Requirements: Output every line exactly as written. Leave out pictures.

****************

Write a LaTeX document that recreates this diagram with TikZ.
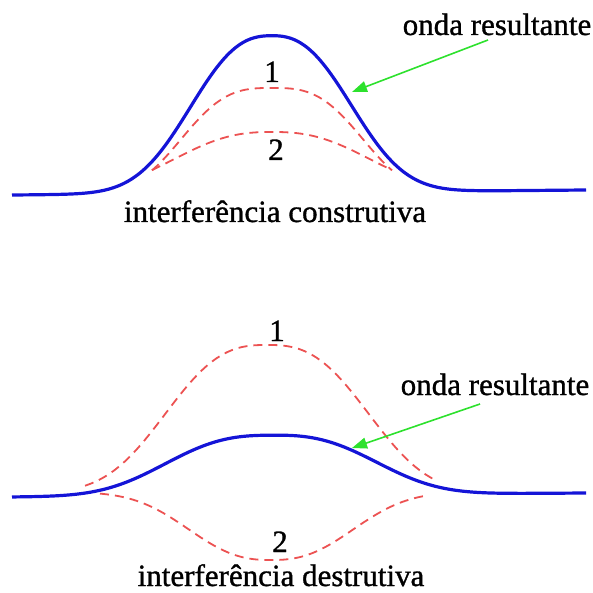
\documentclass[tikz,border=0pt]{standalone}
\usepackage{fontspec}
\setmainfont[FakeBold=1]{Liberation Serif}
\usetikzlibrary{arrows.meta}
\definecolor{wave}{RGB}{20,20,215}
\definecolor{comp}{RGB}{236,82,82}
\definecolor{pointer}{RGB}{45,225,45}
\tikzset{
  resultwave/.style={draw=wave, line width=3.2pt, line join=round},
  partwave/.style={draw=comp, line width=1.8pt, dash pattern=on 9pt off 6pt},
  pointerarrow/.style={draw=pointer, line width=1.6pt, -{Triangle[length=15pt,width=11pt]}},
  lbl/.style={inner sep=0pt, anchor=base, font=\fontsize{31}{36}\selectfont}
}
\begin{document}
\begin{tikzpicture}[x=1pt,y=-1pt,
  declare function={
    bump(\x,\c,\s,\p)=exp(-pow((abs(\x-\c)+0.001)/\s,\p));
  }]
\useasboundingbox (0,0) rectangle (592,593);

% ---------- constructive ----------
\path[resultwave] plot[domain=12:586, samples=160, smooth]
  (\x, {195 - 5*(\x-12)/574 - 157*bump(\x,271,99,2.5)});
\path[partwave] plot[domain=152:392, samples=80, smooth]
  (\x, {193 - 105*bump(\x,272,104,3)});
\path[partwave] plot[domain=152:390, samples=80, smooth]
  (\x, {193 - 61*bump(\x,272,121,2.5)});

\node[lbl] (n1a) at (272,82) {1};
\node[lbl] (n2a) at (276,160) {2};
\node[lbl] (resa) at (497,35) {onda resultante};
\node[lbl] (consa) at (275,222) {interferência construtiva};
\coordinate (taila) at (488,40);
\coordinate (tipa) at (352,92);
\draw[pointerarrow] (taila) -- (tipa);

% ---------- destructive ----------
\path[resultwave] plot[domain=12:586, samples=160, smooth]
  (\x, {497 - 4*(\x-12)/574 - 60*bump(\x,271,126,2.7)});
\path[partwave] plot[domain=85:437, samples=100, smooth]
  (\x, {493 - 148*bump(\x,267,121,2.7)});
\path[partwave] plot[domain=100:428, samples=100, smooth]
  (\x, {492 + 68*bump(\x,271,101,2.5)});

\node[lbl] (n1b) at (277,341) {1};
\node[lbl] (n2b) at (280,552) {2};
\node[lbl] (resb) at (495,395) {onda resultante};
\node[lbl] (desb) at (281,586) {interferência destrutiva};
\coordinate (tailb) at (480,404);
\coordinate (tipb) at (352,448);
\draw[pointerarrow] (tailb) -- (tipb);
\end{tikzpicture}
\end{document}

****************

Exercise response:
Write a LaTeX document that recreates this diagram with TikZ.
\documentclass[tikz,border=0pt]{standalone}
\usepackage{fontspec}
\setmainfont[FakeBold=1]{Liberation Serif}
\usetikzlibrary{arrows.meta}
\definecolor{wave}{RGB}{20,20,215}
\definecolor{comp}{RGB}{236,82,82}
\definecolor{pointer}{RGB}{45,225,45}
\tikzset{
  resultwave/.style={draw=wave, line width=3.2pt, line join=round},
  partwave/.style={draw=comp, line width=1.8pt, dash pattern=on 9pt off 6pt},
  pointerarrow/.style={draw=pointer, line width=1.6pt, -{Triangle[length=15pt,width=11pt]}},
  lbl/.style={inner sep=0pt, anchor=base, font=\fontsize{31}{36}\selectfont}
}
\begin{document}
\begin{tikzpicture}[x=1pt,y=-1pt,
  declare function={
    bump(\x,\c,\s,\p)=exp(-pow((abs(\x-\c)+0.001)/\s,\p));
  }]
\useasboundingbox (0,0) rectangle (592,593);

% ---------- constructive ----------
\path[resultwave] plot[domain=12:586, samples=160, smooth]
  (\x, {195 - 5*(\x-12)/574 - 157*bump(\x,271,99,2.5)});
\path[partwave] plot[domain=152:392, samples=80, smooth]
  (\x, {193 - 105*bump(\x,272,104,3)});
\path[partwave] plot[domain=152:390, samples=80, smooth]
  (\x, {193 - 61*bump(\x,272,121,2.5)});

\node[lbl] (n1a) at (272,82) {1};
\node[lbl] (n2a) at (276,160) {2};
\node[lbl] (resa) at (497,35) {onda resultante};
\node[lbl] (consa) at (275,222) {interferência construtiva};
\coordinate (taila) at (488,40);
\coordinate (tipa) at (352,92);
\draw[pointerarrow] (taila) -- (tipa);

% ---------- destructive ----------
\path[resultwave] plot[domain=12:586, samples=160, smooth]
  (\x, {497 - 4*(\x-12)/574 - 60*bump(\x,271,126,2.7)});
\path[partwave] plot[domain=85:437, samples=100, smooth]
  (\x, {493 - 148*bump(\x,267,121,2.7)});
\path[partwave] plot[domain=100:428, samples=100, smooth]
  (\x, {492 + 68*bump(\x,271,101,2.5)});

\node[lbl] (n1b) at (277,341) {1};
\node[lbl] (n2b) at (280,552) {2};
\node[lbl] (resb) at (495,395) {onda resultante};
\node[lbl] (desb) at (281,586) {interferência destrutiva};
\coordinate (tailb) at (480,404);
\coordinate (tipb) at (352,448);
\draw[pointerarrow] (tailb) -- (tipb);
\end{tikzpicture}
\end{document}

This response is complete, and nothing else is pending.